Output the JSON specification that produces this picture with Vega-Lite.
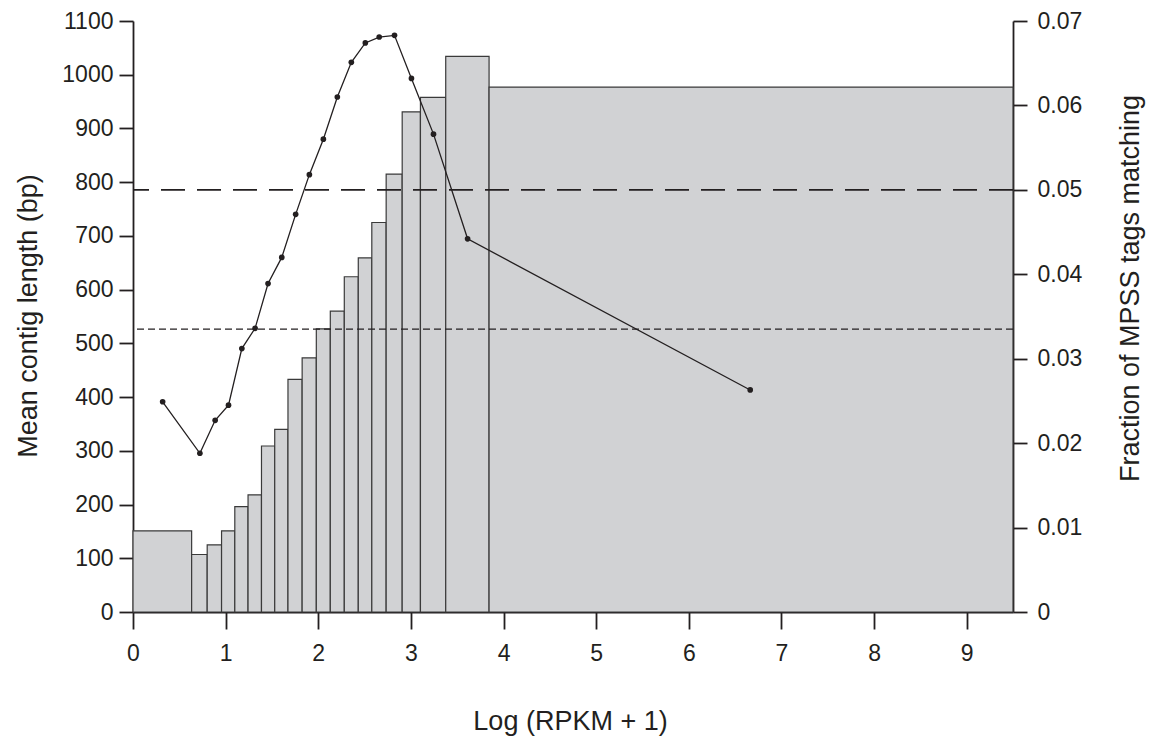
{
  "$schema": "https://vega.github.io/schema/vega-lite/v6.json",
  "width": 880,
  "height": 591,
  "autosize": {"type": "none"},
  "padding": {"left": 133, "top": 21, "right": 141, "bottom": 125},
  "background": "white",
  "config": {
    "view": {"stroke": null},
    "font": "Liberation Sans",
    "axis": {
      "grid": false,
      "domainColor": "#231f20",
      "domainWidth": 1.8,
      "tickColor": "#231f20",
      "tickWidth": 1.8,
      "tickSize": 14,
      "labelColor": "#231f20",
      "labelFont": "Liberation Sans",
      "labelFontSize": 23,
      "labelFlush": false,
      "labelOverlap": false,
      "titleColor": "#231f20",
      "titleFont": "Liberation Sans",
      "titleFontSize": 27,
      "titleFontWeight": "normal",
      "titleAlign": "center",
      "titleBaseline": "alphabetic"
    }
  },
  "datasets": {
    "bins": [
      {"lo": 0.0, "hi": 0.633, "mid": 0.32, "length": 151, "frac": 0.0249},
      {"lo": 0.633, "hi": 0.801, "mid": 0.722, "length": 107, "frac": 0.0188},
      {"lo": 0.801, "hi": 0.956, "mid": 0.887, "length": 125, "frac": 0.0227},
      {"lo": 0.956, "hi": 1.099, "mid": 1.031, "length": 151, "frac": 0.0245},
      {"lo": 1.099, "hi": 1.242, "mid": 1.175, "length": 196, "frac": 0.0312},
      {"lo": 1.242, "hi": 1.387, "mid": 1.318, "length": 218, "frac": 0.0336},
      {"lo": 1.387, "hi": 1.53, "mid": 1.458, "length": 309, "frac": 0.0389},
      {"lo": 1.53, "hi": 1.673, "mid": 1.606, "length": 340, "frac": 0.042},
      {"lo": 1.673, "hi": 1.826, "mid": 1.756, "length": 433, "frac": 0.0471},
      {"lo": 1.826, "hi": 1.979, "mid": 1.904, "length": 473, "frac": 0.0518},
      {"lo": 1.979, "hi": 2.13, "mid": 2.055, "length": 527, "frac": 0.056},
      {"lo": 2.13, "hi": 2.281, "mid": 2.206, "length": 560, "frac": 0.061},
      {"lo": 2.281, "hi": 2.432, "mid": 2.357, "length": 624, "frac": 0.0651},
      {"lo": 2.432, "hi": 2.578, "mid": 2.508, "length": 659, "frac": 0.0674},
      {"lo": 2.578, "hi": 2.733, "mid": 2.658, "length": 725, "frac": 0.0681},
      {"lo": 2.733, "hi": 2.906, "mid": 2.823, "length": 815, "frac": 0.0683},
      {"lo": 2.906, "hi": 3.103, "mid": 3.006, "length": 931, "frac": 0.0632},
      {"lo": 3.103, "hi": 3.376, "mid": 3.244, "length": 958, "frac": 0.0566},
      {"lo": 3.376, "hi": 3.844, "mid": 3.612, "length": 1034, "frac": 0.0442},
      {"lo": 3.844, "hi": 9.5, "mid": 6.663, "length": 977, "frac": 0.0263}
    ],
    "thresholds": [
      {"kind": "long", "frac": 0.05},
      {"kind": "short", "frac": 0.0335}
    ]
  },
  "layer": [
    {
      "data": {"name": "bins"},
      "mark": {"type": "bar", "fill": "#d1d2d4", "stroke": "#3a3a3a", "strokeWidth": 1.2},
      "encoding": {
        "x": {
          "field": "lo",
          "type": "quantitative",
          "title": "Log (RPKM + 1)",
          "scale": {"domain": [0, 9.5], "nice": false, "zero": false},
          "axis": {
            "values": [0, 1, 2, 3, 4, 5, 6, 7, 8, 9],
            "format": "d",
            "tickSize": 17,
            "labelBaseline": "alphabetic",
            "labelPadding": 31,
            "titleAngle": 0,
            "titleX": 437,
            "titleY": 117
          }
        },
        "x2": {"field": "hi"},
        "y": {
          "field": "length",
          "type": "quantitative",
          "title": "Mean contig length (bp)",
          "scale": {"domain": [0, 1100], "nice": false},
          "axis": {
            "orient": "left",
            "values": [0, 100, 200, 300, 400, 500, 600, 700, 800, 900, 1000, 1100],
            "format": "d",
            "labelPadding": 6,
            "titleAngle": -90,
            "titleX": -97,
            "titleY": 294.5
          }
        },
        "y2": {"datum": 0}
      }
    },
    {
      "encoding": {
        "y": {
          "field": "frac",
          "type": "quantitative",
          "title": "Fraction of MPSS tags matching",
          "scale": {"domain": [0, 0.07], "nice": false},
          "axis": {
            "orient": "right",
            "values": [0, 0.01, 0.02, 0.03, 0.04, 0.05, 0.06, 0.07],
            "format": ".2~f",
            "labelPadding": 10,
            "titleAngle": -90,
            "titleX": 125,
            "titleY": 267
          }
        }
      },
      "layer": [
        {
          "data": {"name": "thresholds"},
          "transform": [{"filter": "datum.kind === 'long'"}],
          "mark": {"type": "rule", "stroke": "#231f20", "strokeWidth": 1.8, "strokeDash": [24, 12]}
        },
        {
          "data": {"name": "thresholds"},
          "transform": [{"filter": "datum.kind === 'short'"}],
          "mark": {"type": "rule", "stroke": "#231f20", "strokeWidth": 1.3, "strokeDash": [7, 4]}
        },
        {
          "data": {"name": "bins"},
          "mark": {"type": "line", "stroke": "#231f20", "strokeWidth": 1.3},
          "encoding": {"x": {"field": "mid", "type": "quantitative", "title": "Log (RPKM + 1)"}}
        },
        {
          "data": {"name": "bins"},
          "mark": {"type": "point", "filled": true, "fill": "#231f20", "opacity": 1, "size": 32},
          "encoding": {"x": {"field": "mid", "type": "quantitative", "title": "Log (RPKM + 1)"}}
        }
      ]
    }
  ],
  "resolve": {"scale": {"y": "independent"}}
}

## The exercise
Copy the whole listing above word for word but do not carry over the pictures.

## Exercise result
Output the JSON specification that produces this picture with Vega-Lite.
{
  "$schema": "https://vega.github.io/schema/vega-lite/v6.json",
  "width": 880,
  "height": 591,
  "autosize": {"type": "none"},
  "padding": {"left": 133, "top": 21, "right": 141, "bottom": 125},
  "background": "white",
  "config": {
    "view": {"stroke": null},
    "font": "Liberation Sans",
    "axis": {
      "grid": false,
      "domainColor": "#231f20",
      "domainWidth": 1.8,
      "tickColor": "#231f20",
      "tickWidth": 1.8,
      "tickSize": 14,
      "labelColor": "#231f20",
      "labelFont": "Liberation Sans",
      "labelFontSize": 23,
      "labelFlush": false,
      "labelOverlap": false,
      "titleColor": "#231f20",
      "titleFont": "Liberation Sans",
      "titleFontSize": 27,
      "titleFontWeight": "normal",
      "titleAlign": "center",
      "titleBaseline": "alphabetic"
    }
  },
  "datasets": {
    "bins": [
      {"lo": 0.0, "hi": 0.633, "mid": 0.32, "length": 151, "frac": 0.0249},
      {"lo": 0.633, "hi": 0.801, "mid": 0.722, "length": 107, "frac": 0.0188},
      {"lo": 0.801, "hi": 0.956, "mid": 0.887, "length": 125, "frac": 0.0227},
      {"lo": 0.956, "hi": 1.099, "mid": 1.031, "length": 151, "frac": 0.0245},
      {"lo": 1.099, "hi": 1.242, "mid": 1.175, "length": 196, "frac": 0.0312},
      {"lo": 1.242, "hi": 1.387, "mid": 1.318, "length": 218, "frac": 0.0336},
      {"lo": 1.387, "hi": 1.53, "mid": 1.458, "length": 309, "frac": 0.0389},
      {"lo": 1.53, "hi": 1.673, "mid": 1.606, "length": 340, "frac": 0.042},
      {"lo": 1.673, "hi": 1.826, "mid": 1.756, "length": 433, "frac": 0.0471},
      {"lo": 1.826, "hi": 1.979, "mid": 1.904, "length": 473, "frac": 0.0518},
      {"lo": 1.979, "hi": 2.13, "mid": 2.055, "length": 527, "frac": 0.056},
      {"lo": 2.13, "hi": 2.281, "mid": 2.206, "length": 560, "frac": 0.061},
      {"lo": 2.281, "hi": 2.432, "mid": 2.357, "length": 624, "frac": 0.0651},
      {"lo": 2.432, "hi": 2.578, "mid": 2.508, "length": 659, "frac": 0.0674},
      {"lo": 2.578, "hi": 2.733, "mid": 2.658, "length": 725, "frac": 0.0681},
      {"lo": 2.733, "hi": 2.906, "mid": 2.823, "length": 815, "frac": 0.0683},
      {"lo": 2.906, "hi": 3.103, "mid": 3.006, "length": 931, "frac": 0.0632},
      {"lo": 3.103, "hi": 3.376, "mid": 3.244, "length": 958, "frac": 0.0566},
      {"lo": 3.376, "hi": 3.844, "mid": 3.612, "length": 1034, "frac": 0.0442},
      {"lo": 3.844, "hi": 9.5, "mid": 6.663, "length": 977, "frac": 0.0263}
    ],
    "thresholds": [
      {"kind": "long", "frac": 0.05},
      {"kind": "short", "frac": 0.0335}
    ]
  },
  "layer": [
    {
      "data": {"name": "bins"},
      "mark": {"type": "bar", "fill": "#d1d2d4", "stroke": "#3a3a3a", "strokeWidth": 1.2},
      "encoding": {
        "x": {
          "field": "lo",
          "type": "quantitative",
          "title": "Log (RPKM + 1)",
          "scale": {"domain": [0, 9.5], "nice": false, "zero": false},
          "axis": {
            "values": [0, 1, 2, 3, 4, 5, 6, 7, 8, 9],
            "format": "d",
            "tickSize": 17,
            "labelBaseline": "alphabetic",
            "labelPadding": 31,
            "titleAngle": 0,
            "titleX": 437,
            "titleY": 117
          }
        },
        "x2": {"field": "hi"},
        "y": {
          "field": "length",
          "type": "quantitative",
          "title": "Mean contig length (bp)",
          "scale": {"domain": [0, 1100], "nice": false},
          "axis": {
            "orient": "left",
            "values": [0, 100, 200, 300, 400, 500, 600, 700, 800, 900, 1000, 1100],
            "format": "d",
            "labelPadding": 6,
            "titleAngle": -90,
            "titleX": -97,
            "titleY": 294.5
          }
        },
        "y2": {"datum": 0}
      }
    },
    {
      "encoding": {
        "y": {
          "field": "frac",
          "type": "quantitative",
          "title": "Fraction of MPSS tags matching",
          "scale": {"domain": [0, 0.07], "nice": false},
          "axis": {
            "orient": "right",
            "values": [0, 0.01, 0.02, 0.03, 0.04, 0.05, 0.06, 0.07],
            "format": ".2~f",
            "labelPadding": 10,
            "titleAngle": -90,
            "titleX": 125,
            "titleY": 267
          }
        }
      },
      "layer": [
        {
          "data": {"name": "thresholds"},
          "transform": [{"filter": "datum.kind === 'long'"}],
          "mark": {"type": "rule", "stroke": "#231f20", "strokeWidth": 1.8, "strokeDash": [24, 12]}
        },
        {
          "data": {"name": "thresholds"},
          "transform": [{"filter": "datum.kind === 'short'"}],
          "mark": {"type": "rule", "stroke": "#231f20", "strokeWidth": 1.3, "strokeDash": [7, 4]}
        },
        {
          "data": {"name": "bins"},
          "mark": {"type": "line", "stroke": "#231f20", "strokeWidth": 1.3},
          "encoding": {"x": {"field": "mid", "type": "quantitative", "title": "Log (RPKM + 1)"}}
        },
        {
          "data": {"name": "bins"},
          "mark": {"type": "point", "filled": true, "fill": "#231f20", "opacity": 1, "size": 32},
          "encoding": {"x": {"field": "mid", "type": "quantitative", "title": "Log (RPKM + 1)"}}
        }
      ]
    }
  ],
  "resolve": {"scale": {"y": "independent"}}
}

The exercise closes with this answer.